# start of Task material

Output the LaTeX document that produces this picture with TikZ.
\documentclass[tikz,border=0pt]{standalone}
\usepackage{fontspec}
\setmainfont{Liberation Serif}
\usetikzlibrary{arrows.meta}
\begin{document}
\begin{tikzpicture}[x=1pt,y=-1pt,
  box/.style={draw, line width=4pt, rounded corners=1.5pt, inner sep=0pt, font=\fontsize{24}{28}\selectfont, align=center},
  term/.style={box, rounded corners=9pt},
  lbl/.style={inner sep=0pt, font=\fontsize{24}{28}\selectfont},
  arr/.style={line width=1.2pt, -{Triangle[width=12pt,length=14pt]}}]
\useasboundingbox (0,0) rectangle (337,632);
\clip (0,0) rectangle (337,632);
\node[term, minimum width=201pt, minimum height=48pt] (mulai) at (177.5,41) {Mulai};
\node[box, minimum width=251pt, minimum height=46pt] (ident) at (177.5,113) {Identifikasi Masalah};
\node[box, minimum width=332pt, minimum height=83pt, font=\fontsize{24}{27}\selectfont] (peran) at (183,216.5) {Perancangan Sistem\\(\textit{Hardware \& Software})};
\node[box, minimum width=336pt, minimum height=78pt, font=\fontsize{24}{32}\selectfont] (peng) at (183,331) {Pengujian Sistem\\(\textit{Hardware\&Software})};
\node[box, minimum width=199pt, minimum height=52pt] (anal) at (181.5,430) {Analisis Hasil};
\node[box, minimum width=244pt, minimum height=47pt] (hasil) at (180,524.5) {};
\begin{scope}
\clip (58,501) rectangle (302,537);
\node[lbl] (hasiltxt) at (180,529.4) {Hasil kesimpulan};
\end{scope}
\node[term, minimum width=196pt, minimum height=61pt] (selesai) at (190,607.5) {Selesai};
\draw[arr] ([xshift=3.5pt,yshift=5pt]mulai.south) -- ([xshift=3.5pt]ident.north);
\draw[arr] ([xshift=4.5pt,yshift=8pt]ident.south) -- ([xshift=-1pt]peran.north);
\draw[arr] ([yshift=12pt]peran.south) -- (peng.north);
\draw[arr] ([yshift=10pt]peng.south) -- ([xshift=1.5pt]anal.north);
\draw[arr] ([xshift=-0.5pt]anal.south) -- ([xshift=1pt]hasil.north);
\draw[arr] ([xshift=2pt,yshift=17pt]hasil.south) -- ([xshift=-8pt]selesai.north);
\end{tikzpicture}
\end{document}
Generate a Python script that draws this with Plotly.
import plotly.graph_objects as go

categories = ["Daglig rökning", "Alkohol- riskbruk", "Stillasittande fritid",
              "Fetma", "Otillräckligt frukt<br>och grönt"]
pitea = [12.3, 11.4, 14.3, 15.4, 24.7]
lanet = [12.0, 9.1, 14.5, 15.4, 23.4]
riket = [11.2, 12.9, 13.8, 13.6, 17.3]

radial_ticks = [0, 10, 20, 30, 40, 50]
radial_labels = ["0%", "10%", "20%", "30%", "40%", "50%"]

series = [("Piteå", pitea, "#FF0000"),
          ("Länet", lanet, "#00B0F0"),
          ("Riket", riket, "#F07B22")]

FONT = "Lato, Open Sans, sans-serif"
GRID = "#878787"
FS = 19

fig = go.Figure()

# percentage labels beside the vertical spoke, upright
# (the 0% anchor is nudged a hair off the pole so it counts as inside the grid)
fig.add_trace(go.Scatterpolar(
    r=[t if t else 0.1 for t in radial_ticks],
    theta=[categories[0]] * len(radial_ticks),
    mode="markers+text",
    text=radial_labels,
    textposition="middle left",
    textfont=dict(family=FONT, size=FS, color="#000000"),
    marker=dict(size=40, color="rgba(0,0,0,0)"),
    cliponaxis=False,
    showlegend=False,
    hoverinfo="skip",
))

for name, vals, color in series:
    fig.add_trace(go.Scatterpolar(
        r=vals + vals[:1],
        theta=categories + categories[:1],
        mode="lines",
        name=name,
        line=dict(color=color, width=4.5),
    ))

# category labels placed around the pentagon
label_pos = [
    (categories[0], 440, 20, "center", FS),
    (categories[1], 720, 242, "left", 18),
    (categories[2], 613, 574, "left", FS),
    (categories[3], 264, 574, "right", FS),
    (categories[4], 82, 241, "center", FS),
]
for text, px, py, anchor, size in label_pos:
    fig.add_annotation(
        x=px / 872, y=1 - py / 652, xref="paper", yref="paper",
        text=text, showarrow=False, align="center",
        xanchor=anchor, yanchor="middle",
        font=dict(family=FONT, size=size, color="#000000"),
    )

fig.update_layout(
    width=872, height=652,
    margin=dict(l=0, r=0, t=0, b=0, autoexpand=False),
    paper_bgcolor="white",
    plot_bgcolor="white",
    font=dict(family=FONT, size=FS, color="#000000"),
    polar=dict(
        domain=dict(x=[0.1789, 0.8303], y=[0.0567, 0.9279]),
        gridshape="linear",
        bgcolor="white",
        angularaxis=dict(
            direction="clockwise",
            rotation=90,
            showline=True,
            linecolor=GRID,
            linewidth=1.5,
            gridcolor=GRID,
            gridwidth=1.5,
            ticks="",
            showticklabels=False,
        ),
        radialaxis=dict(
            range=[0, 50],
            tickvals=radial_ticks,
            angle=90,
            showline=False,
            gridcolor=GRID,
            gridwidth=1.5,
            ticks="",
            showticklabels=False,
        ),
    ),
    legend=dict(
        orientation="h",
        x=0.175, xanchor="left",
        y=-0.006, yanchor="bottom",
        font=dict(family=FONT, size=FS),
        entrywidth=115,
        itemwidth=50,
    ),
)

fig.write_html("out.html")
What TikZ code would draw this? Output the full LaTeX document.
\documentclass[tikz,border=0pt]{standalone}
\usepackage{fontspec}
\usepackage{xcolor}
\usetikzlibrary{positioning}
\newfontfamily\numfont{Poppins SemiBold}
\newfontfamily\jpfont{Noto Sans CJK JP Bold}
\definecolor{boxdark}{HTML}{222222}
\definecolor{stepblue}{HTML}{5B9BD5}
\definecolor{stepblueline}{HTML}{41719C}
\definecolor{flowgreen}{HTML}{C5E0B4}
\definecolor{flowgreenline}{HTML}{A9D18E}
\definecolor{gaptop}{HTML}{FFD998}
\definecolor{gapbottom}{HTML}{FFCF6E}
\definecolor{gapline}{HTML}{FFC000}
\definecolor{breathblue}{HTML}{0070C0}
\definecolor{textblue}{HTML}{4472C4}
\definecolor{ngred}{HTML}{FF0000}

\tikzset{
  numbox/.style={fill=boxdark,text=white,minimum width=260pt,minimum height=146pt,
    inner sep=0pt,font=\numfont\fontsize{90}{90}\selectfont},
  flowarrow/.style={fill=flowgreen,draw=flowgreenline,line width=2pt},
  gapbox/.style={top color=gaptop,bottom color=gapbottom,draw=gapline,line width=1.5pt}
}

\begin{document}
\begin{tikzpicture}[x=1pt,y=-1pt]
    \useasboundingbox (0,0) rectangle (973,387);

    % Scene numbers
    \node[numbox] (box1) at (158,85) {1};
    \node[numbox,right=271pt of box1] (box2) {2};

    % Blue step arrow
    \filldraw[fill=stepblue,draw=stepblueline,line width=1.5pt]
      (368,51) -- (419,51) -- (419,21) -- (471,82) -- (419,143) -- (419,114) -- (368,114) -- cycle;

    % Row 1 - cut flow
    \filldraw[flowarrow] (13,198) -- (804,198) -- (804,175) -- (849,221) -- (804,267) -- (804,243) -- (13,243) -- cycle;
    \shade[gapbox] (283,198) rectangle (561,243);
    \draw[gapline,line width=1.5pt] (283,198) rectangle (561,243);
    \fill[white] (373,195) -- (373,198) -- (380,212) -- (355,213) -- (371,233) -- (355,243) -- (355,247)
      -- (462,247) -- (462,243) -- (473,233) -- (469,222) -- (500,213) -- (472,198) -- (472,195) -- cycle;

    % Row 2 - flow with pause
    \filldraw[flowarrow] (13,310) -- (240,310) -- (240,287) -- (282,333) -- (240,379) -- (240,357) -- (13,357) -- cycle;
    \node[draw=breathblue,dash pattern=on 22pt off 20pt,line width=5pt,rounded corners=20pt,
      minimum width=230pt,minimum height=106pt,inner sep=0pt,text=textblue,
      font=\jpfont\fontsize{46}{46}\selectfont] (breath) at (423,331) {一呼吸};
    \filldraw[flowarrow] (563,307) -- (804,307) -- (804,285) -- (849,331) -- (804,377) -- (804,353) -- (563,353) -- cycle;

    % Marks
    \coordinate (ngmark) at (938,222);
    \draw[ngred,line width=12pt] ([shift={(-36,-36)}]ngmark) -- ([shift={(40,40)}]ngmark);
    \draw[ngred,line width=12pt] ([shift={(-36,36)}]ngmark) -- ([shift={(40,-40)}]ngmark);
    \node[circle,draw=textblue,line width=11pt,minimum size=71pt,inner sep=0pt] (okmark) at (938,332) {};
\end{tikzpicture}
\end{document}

# end of Task material

* [Exercise brief] Print the lines from the line with "What TikZ code" to the line with "of box1] (box2)" exactly, and print nothing else. Both of those lines are included.

* [Exercise solution]
What TikZ code would draw this? Output the full LaTeX document.
\documentclass[tikz,border=0pt]{standalone}
\usepackage{fontspec}
\usepackage{xcolor}
\usetikzlibrary{positioning}
\newfontfamily\numfont{Poppins SemiBold}
\newfontfamily\jpfont{Noto Sans CJK JP Bold}
\definecolor{boxdark}{HTML}{222222}
\definecolor{stepblue}{HTML}{5B9BD5}
\definecolor{stepblueline}{HTML}{41719C}
\definecolor{flowgreen}{HTML}{C5E0B4}
\definecolor{flowgreenline}{HTML}{A9D18E}
\definecolor{gaptop}{HTML}{FFD998}
\definecolor{gapbottom}{HTML}{FFCF6E}
\definecolor{gapline}{HTML}{FFC000}
\definecolor{breathblue}{HTML}{0070C0}
\definecolor{textblue}{HTML}{4472C4}
\definecolor{ngred}{HTML}{FF0000}

\tikzset{
  numbox/.style={fill=boxdark,text=white,minimum width=260pt,minimum height=146pt,
    inner sep=0pt,font=\numfont\fontsize{90}{90}\selectfont},
  flowarrow/.style={fill=flowgreen,draw=flowgreenline,line width=2pt},
  gapbox/.style={top color=gaptop,bottom color=gapbottom,draw=gapline,line width=1.5pt}
}

\begin{document}
\begin{tikzpicture}[x=1pt,y=-1pt]
    \useasboundingbox (0,0) rectangle (973,387);

    % Scene numbers
    \node[numbox] (box1) at (158,85) {1};
    \node[numbox,right=271pt of box1] (box2) {2};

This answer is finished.